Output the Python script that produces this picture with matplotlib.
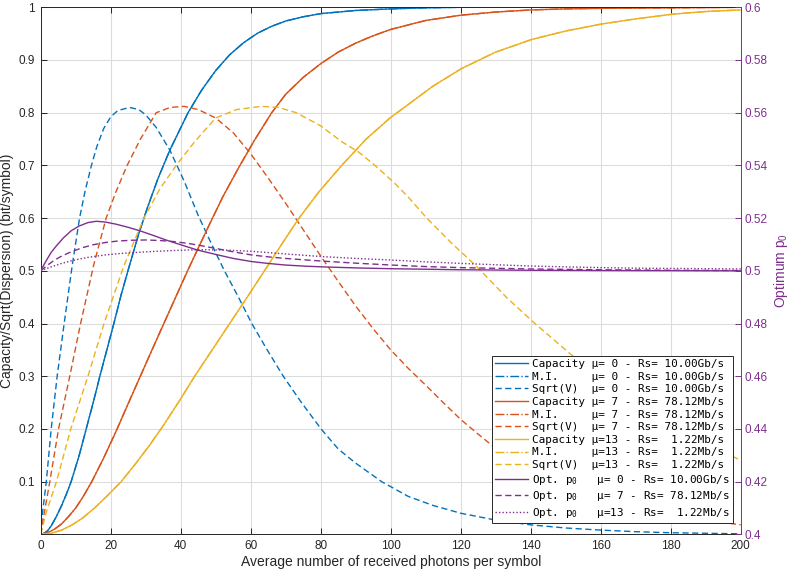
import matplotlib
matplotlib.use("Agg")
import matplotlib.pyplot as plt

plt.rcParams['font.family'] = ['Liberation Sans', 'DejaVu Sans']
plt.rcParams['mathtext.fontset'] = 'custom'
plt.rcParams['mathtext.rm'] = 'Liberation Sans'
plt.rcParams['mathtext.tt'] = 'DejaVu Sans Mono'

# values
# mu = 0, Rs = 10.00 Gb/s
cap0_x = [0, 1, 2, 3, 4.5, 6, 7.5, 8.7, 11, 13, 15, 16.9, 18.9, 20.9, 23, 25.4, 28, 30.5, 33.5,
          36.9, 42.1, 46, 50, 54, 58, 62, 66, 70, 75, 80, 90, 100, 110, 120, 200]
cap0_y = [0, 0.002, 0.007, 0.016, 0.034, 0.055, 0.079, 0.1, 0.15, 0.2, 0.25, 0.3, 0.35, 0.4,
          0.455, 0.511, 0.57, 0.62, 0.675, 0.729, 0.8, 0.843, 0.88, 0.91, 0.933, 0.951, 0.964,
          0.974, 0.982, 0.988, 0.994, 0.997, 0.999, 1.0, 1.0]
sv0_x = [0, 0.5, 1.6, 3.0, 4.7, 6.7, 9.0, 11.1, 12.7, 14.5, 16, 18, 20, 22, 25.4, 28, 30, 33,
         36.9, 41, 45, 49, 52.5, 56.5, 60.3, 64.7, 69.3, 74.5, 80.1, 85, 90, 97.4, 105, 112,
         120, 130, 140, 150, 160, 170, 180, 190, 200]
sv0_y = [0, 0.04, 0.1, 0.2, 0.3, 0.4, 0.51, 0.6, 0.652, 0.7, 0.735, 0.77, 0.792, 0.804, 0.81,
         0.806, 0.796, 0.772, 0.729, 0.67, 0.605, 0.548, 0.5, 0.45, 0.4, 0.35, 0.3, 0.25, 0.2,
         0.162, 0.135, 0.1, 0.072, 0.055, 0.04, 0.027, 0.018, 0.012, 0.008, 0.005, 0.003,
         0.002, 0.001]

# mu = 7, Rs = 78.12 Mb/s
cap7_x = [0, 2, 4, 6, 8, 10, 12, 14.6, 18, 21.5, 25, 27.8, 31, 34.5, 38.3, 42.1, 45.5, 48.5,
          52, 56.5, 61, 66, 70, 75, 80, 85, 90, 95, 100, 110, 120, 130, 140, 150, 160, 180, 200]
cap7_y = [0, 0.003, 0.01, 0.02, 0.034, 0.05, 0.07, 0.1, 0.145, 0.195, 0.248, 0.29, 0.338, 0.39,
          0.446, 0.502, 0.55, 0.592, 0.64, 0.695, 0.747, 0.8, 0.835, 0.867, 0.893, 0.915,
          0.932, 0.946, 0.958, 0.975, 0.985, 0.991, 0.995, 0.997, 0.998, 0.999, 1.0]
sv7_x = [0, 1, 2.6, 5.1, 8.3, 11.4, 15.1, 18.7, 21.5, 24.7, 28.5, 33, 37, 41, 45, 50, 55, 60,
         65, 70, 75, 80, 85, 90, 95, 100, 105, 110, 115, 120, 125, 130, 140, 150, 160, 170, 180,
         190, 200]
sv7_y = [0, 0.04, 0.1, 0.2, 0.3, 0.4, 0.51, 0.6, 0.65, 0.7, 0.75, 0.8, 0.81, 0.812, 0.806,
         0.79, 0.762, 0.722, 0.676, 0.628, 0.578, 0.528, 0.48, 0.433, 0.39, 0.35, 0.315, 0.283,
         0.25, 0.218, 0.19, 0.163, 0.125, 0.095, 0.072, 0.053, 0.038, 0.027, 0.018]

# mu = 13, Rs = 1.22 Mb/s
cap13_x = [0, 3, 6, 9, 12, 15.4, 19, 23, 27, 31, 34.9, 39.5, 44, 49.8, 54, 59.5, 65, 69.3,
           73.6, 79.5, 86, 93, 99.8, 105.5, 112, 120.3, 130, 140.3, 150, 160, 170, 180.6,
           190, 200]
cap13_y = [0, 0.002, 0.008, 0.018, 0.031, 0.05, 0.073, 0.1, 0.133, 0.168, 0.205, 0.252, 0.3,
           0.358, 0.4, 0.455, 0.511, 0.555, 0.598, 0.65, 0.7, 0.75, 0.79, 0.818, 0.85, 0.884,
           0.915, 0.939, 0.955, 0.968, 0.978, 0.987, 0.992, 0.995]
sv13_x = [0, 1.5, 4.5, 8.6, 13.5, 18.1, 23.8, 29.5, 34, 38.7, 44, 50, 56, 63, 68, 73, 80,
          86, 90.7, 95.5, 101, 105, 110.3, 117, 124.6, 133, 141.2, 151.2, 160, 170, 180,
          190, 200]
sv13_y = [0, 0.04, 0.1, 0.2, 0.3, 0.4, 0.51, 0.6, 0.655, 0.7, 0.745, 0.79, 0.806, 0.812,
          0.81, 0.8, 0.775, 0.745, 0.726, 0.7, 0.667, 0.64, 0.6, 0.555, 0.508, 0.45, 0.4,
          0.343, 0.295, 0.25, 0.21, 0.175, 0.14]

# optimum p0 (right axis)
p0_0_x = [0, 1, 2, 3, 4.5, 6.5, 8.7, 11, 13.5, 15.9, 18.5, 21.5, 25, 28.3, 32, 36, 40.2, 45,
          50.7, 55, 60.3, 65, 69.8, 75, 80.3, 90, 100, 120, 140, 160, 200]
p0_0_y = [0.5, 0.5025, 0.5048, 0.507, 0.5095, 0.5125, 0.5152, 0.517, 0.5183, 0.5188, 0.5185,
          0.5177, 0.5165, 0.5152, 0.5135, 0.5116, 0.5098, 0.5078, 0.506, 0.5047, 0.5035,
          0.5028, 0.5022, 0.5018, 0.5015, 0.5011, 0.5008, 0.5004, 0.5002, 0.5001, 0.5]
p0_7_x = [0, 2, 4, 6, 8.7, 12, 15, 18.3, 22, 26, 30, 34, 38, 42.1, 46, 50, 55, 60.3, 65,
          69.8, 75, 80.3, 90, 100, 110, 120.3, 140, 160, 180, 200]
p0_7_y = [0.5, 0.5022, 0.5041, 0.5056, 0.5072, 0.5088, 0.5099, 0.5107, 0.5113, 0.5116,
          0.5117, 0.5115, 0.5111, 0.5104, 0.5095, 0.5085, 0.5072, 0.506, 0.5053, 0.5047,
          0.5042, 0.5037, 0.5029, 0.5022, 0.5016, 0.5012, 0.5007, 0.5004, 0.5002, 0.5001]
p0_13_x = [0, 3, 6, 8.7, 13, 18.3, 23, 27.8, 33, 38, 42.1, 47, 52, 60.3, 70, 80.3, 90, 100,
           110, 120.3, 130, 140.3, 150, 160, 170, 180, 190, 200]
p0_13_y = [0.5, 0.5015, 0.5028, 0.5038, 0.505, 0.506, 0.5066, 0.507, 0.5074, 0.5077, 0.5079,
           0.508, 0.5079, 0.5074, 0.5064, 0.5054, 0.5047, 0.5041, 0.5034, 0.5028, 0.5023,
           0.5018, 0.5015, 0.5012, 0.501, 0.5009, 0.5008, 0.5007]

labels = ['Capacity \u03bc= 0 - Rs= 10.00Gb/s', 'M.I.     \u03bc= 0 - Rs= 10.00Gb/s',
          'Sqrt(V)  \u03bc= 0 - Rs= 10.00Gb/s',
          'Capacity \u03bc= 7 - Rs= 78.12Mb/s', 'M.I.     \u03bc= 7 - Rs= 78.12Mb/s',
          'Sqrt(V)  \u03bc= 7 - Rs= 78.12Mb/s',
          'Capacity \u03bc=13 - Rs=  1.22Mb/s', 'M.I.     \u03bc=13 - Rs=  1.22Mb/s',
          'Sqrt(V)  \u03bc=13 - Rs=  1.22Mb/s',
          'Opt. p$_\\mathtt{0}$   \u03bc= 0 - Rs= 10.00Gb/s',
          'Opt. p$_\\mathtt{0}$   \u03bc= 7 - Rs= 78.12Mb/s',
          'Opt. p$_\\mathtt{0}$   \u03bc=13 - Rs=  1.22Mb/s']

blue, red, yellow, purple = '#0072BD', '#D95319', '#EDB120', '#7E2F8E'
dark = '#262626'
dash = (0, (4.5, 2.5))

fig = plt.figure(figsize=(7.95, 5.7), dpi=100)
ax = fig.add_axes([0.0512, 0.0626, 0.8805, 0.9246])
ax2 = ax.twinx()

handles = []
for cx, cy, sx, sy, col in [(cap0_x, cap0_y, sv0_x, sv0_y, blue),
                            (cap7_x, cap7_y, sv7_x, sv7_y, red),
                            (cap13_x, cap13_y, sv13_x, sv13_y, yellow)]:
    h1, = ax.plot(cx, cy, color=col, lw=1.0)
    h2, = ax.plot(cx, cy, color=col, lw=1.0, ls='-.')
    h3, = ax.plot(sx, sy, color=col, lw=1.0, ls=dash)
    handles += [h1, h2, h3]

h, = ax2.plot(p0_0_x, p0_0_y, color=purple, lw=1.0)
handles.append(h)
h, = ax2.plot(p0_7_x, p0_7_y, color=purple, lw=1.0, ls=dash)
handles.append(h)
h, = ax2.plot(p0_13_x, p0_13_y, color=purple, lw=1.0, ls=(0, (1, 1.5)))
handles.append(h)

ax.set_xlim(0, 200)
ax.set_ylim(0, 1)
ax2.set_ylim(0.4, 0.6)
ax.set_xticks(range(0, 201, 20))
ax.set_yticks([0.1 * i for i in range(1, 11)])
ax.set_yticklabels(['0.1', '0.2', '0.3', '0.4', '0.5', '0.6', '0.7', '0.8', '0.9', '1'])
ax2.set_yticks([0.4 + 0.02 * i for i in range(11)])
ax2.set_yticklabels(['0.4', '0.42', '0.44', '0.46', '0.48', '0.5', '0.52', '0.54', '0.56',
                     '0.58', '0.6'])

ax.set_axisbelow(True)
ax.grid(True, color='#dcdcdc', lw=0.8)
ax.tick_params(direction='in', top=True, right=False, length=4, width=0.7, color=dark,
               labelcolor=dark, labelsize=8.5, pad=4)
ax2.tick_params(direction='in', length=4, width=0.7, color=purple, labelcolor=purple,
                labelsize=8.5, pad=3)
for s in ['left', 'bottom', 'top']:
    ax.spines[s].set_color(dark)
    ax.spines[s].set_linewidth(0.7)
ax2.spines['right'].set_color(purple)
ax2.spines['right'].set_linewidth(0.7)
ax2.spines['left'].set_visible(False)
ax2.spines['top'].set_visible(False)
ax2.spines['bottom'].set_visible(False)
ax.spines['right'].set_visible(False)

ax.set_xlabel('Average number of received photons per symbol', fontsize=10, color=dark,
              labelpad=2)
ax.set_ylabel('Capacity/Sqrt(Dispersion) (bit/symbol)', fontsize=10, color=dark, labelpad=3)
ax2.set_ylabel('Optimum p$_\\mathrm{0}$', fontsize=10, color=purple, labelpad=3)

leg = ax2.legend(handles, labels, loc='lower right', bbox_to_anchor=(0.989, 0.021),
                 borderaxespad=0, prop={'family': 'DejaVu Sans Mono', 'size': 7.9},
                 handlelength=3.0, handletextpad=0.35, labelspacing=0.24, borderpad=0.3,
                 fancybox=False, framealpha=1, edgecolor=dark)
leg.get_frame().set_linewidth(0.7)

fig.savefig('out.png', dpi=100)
+===+
What you are asked to do:
With the pictures left out, restate word for word every line of the data above, from the first down to the line that contains "plt.rcParams['mathtext.tt'] = 'DejaVu".

Response:
Output the Python script that produces this picture with matplotlib.
import matplotlib
matplotlib.use("Agg")
import matplotlib.pyplot as plt

plt.rcParams['font.family'] = ['Liberation Sans', 'DejaVu Sans']
plt.rcParams['mathtext.fontset'] = 'custom'
plt.rcParams['mathtext.rm'] = 'Liberation Sans'
plt.rcParams['mathtext.tt'] = 'DejaVu Sans Mono'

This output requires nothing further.